The magnificent cast-iron camel-styled benches on the Victoria Embankment
As part of the HLF-funded restoration of Battersea Park, over 200 benches were installed, in traditional Victorian style, to make the park a pleasant place to rest and relax. In 2002 the LB Wandsworth introduced a scheme for friends and admirers of the park to sponsor a bench with a plaque as "a lasting and memorable contribution to this much loved and well-used park."
LPGT member Jen Ullman was Chief Parks Officer at the time for the LB Wandsworth. Jen recalls: "It went really well. We relocated most of the old benches in the park to non-restored areas, contacting the original donors when we had the information.
"We had two styles of bench to sponsor. The style was originally location-dependent and cost either £500 or £750, including a plaque. (Prices has recently been increased to £750 and £1000 to cover inflation costs in manufacture and materials.)
"In the first year we took £20,000 in donations, the riverside proving the most popular location. it trailed off a bit after that but is still tremendously beneficial to the Park.
"The donors receive a letter of contract that says that the park will replace a bench if it is damaged within three years of the donation. The park endeavours to keep each bench in the place of donation, but reserves the right to move or remove if necessary.
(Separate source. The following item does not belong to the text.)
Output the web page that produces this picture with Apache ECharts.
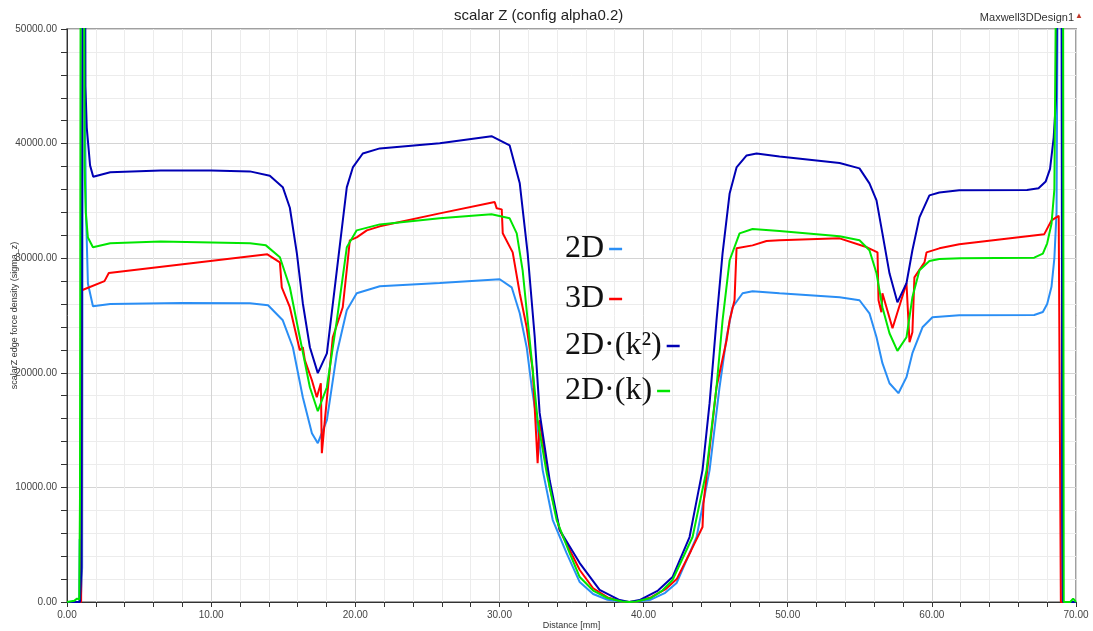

The two styles of bench used in Battersea park. The cast-iron bench design (left) was at its height during the mid 19th century. Very few benches from that period survive. The design for the Battersea Park cast-iron bench was copied from this photograph, brought back to life for the restoration of the park. This style of bench is used in the more formal areas of the park, including the Riverside Promenade, the Sub-Tropical and Rosery Gardens and on Central Avenue.
The steel strap bench (right) can be seen in early photographs of the park. Some of the original strap benches survive and have been refurbished. New benches are exact replicas, except the wood used is from sustainable sources, rather than the teak used on the original benches. The strap bench is used widely throughout the park, except in the formal garden areas.
Public parks were an invention of the Victorians. New parks for the urban masses demanded new forms of mass seating - and public seating was tackled with the same energy as other innovations of the age. The latest technology was eagerly harnessed by the Victorians, who used both cast and wrought iron to create the exuberant swirling seats so typical of a Victorian park. The magnificent cast-iron camel-styled benches shown here are reproductions from the original designs dating from 1877 and are located on the Victoria Embankment.
Much decorative ironwork used by the Victorians in their parks was lost when it was recycled, along with park railings, for the war effort during the Second World War. Modern reproductions are widespread.
The Edwardians liked rustic designs and materials and used a lot of wooden park furniture including benches made from knobbly tree branches, probably built by the park staff. The circular tree seat was also very popular with the Edwardians, built of wood or metal around the trunk of a substantial tree.
In the early twentieth century parks had plentiful supplies of wood-and-metal folding chairs, often used around bandstands. Such a resource was only possible when plentiful park keepers were also available to put them out and put them away and keep order genera1ly.
A popular style of bench which endured well into the twentieth century was made of wooden slats fitted round a curving S-shaped metal frame. This type of slatted bench features on many comic postcards, which show unwary sitters getting up from a newly painted bench with fresh paint stripes on their clothing.
Many of the mature trees in our parks are now well over 100 years old and increasingly vulnerable to high winds. In some woodland areas, the trunks from fallen trees have been carved into basic seating.
Wooden benches remain a mainstay of public parks but increased demand for hardwood timber and a diminishing supply meant a shortage of durable oak. Imported teak became a popular alternative.
The classic wooden bench never goes out of style and wooden benches are often donated by friends and family in memory of a deceased relative, with a small dedication mounted on a metal plaque or carved into the wood on the back.
Some benches even utilise modern technology from the digital age. In 2001 the family of punk singer lan Durie unveiled a solar-powered bench dedicated to the star in Richmond Park. The bench lets visitors plug in a set of headphones and listen to eight of his songs, as well as an interview, although sadly it is often vandalised.
Not to be outdone, famous dogs also have their own Dog Walk of Fame in Battersea Park. Unveiled by the Kennel club in November 2007, this takes the form of a plaque and bench for each dog, sited around the park's bandstand, honouring such canine stars as lassie and Gromit.
With park keepers thin on the ground and greater pressure from an expanding population, not all well intentioned, vandalism, graffiti and theft are ongoing problems and modern park benches have to be resilient enough to resist ill treatment and need to be firmly anchored down. The traditional bench in metal and wood still survives, reproduced from the original designs, in many restored Victorian parks, while forms of contemporary metal seating are also widespread. Modern parks like Mile End Park have adopted resilient stainless steel seating. And, with the popularity of recycling, the new Northala Fields park alongside the A40 in West London has benches are made from gabion baskets of recycled material including crushed concrete from the old Wembley Stadium, topped by hardwood slats for the seats.